Renkler benim için çok önemli
 Hülya Gür: Evimi genelde gelen arkadaşlar, sağ olsunlar, beğeniyorlar. Çok klasik ve çok modern ürünlerden mümkün mertebe kaçıyorum. Benim için renkler çok önemli, soft renkleri seviyorum; krem, somon, pembe tonları çok fazla kullanıyorum. Dergileri çok takip ediyorum, tabii bir de beni peşinden sürükleyen mekânlar var, antikacılara gidip tek tek objeler bulmayı seviyorum. Hat sanatıyla uğraştığım için duvarlarıma bir-iki tane onlardan asıyorum. Bazen aileden yadigar kalan bir parçayla bir gümüşü bir araya getirip farklı bir konsept oluşturuyorum. Yurt dışı seyahatlerinden aldığım tek tük objeler oluyor. Sık sık değişiklik yapıyorum, çünkü bir şekilde beğendiğim yeni ürünler buluyorum ve onları da kullanmak istiyorum. Tabii daha çok yastıklarla, objelerle oynuyorum. Yani anlayacağınız yavaş yavaş değiştiriyorum. Evimin tasarımını beğendiği için yeni evlenen çiftlerden benden yardım isteyenler oluyor. Ben de mümkün mertebe elimden geleni yapıyorum. Kendime tasarımcı demem iddialı olur ama arkadaşlar sağ olsun zevk sahibi olduğumu söylüyorlar.

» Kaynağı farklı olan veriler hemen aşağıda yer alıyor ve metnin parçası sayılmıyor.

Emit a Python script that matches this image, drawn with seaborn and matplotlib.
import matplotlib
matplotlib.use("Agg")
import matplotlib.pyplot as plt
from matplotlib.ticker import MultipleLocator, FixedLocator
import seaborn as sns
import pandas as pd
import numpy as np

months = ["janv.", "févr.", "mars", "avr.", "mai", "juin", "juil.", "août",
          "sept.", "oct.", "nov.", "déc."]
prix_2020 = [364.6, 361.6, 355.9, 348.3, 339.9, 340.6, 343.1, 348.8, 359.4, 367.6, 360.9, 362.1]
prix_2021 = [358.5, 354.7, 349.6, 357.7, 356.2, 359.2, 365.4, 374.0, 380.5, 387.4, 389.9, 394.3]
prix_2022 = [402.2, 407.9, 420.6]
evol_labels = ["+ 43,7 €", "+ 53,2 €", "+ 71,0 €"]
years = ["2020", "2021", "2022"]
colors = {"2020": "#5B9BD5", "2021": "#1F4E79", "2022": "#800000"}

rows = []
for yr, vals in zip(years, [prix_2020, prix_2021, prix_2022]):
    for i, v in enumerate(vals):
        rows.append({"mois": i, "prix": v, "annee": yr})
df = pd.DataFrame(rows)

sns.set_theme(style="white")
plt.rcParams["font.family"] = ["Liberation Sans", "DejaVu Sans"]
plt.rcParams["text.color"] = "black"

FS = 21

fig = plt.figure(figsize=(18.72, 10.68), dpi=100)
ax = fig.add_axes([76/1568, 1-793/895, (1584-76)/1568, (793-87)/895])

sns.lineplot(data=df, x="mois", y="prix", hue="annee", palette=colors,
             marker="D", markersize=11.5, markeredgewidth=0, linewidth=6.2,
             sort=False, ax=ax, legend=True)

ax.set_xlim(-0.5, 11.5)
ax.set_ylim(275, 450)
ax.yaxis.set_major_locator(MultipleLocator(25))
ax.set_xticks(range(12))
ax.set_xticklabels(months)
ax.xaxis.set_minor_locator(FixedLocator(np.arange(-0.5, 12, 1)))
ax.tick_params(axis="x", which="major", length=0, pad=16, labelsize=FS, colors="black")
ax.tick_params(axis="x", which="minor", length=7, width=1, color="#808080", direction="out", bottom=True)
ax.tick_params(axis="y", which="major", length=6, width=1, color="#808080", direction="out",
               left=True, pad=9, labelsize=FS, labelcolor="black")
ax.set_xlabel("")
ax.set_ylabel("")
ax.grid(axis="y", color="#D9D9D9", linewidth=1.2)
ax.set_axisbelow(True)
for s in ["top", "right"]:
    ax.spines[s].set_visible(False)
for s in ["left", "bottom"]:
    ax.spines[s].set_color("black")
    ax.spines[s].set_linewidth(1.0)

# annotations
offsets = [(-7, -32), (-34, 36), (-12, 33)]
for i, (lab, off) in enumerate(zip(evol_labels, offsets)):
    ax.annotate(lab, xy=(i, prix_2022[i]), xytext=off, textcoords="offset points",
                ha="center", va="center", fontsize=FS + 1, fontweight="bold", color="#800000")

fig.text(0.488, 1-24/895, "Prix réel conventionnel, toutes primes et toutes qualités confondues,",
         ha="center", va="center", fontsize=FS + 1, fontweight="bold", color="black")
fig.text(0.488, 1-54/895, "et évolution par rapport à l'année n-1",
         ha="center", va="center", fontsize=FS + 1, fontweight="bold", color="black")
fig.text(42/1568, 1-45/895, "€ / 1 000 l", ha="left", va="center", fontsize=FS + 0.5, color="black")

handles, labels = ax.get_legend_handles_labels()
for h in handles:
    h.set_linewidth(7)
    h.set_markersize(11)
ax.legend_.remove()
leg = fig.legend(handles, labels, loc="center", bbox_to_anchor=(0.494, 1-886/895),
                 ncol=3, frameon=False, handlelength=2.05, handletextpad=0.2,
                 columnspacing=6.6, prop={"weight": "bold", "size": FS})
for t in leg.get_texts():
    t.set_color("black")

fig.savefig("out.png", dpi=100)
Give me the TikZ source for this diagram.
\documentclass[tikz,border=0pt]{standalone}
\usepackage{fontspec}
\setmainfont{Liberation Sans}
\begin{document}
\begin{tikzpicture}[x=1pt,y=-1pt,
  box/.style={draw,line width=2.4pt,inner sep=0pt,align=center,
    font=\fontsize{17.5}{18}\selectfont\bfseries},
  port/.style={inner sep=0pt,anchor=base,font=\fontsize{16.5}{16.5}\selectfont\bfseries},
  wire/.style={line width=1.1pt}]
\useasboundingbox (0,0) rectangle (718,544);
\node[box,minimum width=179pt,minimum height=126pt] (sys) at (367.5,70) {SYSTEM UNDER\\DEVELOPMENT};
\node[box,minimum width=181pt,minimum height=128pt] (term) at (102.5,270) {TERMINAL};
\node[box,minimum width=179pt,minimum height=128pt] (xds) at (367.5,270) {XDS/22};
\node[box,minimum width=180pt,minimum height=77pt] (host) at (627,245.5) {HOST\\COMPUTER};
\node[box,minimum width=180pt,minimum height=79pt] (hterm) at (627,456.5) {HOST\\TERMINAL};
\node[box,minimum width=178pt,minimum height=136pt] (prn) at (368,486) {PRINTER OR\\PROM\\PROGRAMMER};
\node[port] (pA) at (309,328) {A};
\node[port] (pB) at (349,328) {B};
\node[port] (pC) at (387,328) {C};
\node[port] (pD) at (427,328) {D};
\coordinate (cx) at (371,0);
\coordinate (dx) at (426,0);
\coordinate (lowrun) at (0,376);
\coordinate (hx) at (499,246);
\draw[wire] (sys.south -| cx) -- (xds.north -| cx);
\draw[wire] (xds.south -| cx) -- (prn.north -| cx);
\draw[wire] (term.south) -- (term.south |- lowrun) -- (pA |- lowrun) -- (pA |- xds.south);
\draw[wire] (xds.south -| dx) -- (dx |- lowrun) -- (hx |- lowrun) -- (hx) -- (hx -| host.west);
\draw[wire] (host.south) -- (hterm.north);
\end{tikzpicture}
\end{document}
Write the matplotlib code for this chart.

Modacılar gibi Kapalıçarşı'dan kumaşlarımı alıyorum
 Yasemin Taç: Dikişi kurslarda öğrendim. Biz Arnavut olduğumuz için giyim-kuşama çok önem veririz. Düğünlerde, özel günlerde abiye kıyafetler giyeriz. Normalde almaya kalksanız çok pahalı ama ben hem kendime hem de kızıma diktiğim için bunun avantajını yaşıyorum. Zaten öyle süslü, allı pullu kıyafetleri bulmamız her zaman çok kolay olmuyor. Dikiş bilmenin en büyük avantajı hiçbir zaman terziye gitme ihtiyacı hissetmiyorum. Komşularıma, arada onların çocuklarına da dikiyorum. Üzerimde diktiğim şeyleri görüp 'Bana da dik' diyen çok oluyor. Modellerimi genelde dergilerden ya da internetten zevkime uygun bulduğum sitelerden seçiyorum. Modacı değilim ama kumaşlarımı almak için ben de bütün modacılar gibi Kapalıçarşı'ya gidiyorum. Fatih Çarşamba pazarında da çok güzel kumaşlar oluyor, üstelik çok da uygun. Dikiş bilmenin en güzel yanı kızımı istediğim gibi giydirebiliyorum. Bir de tabii oldukça ekonomik fiyatlara istediğim kıyafeti elde ediyorum.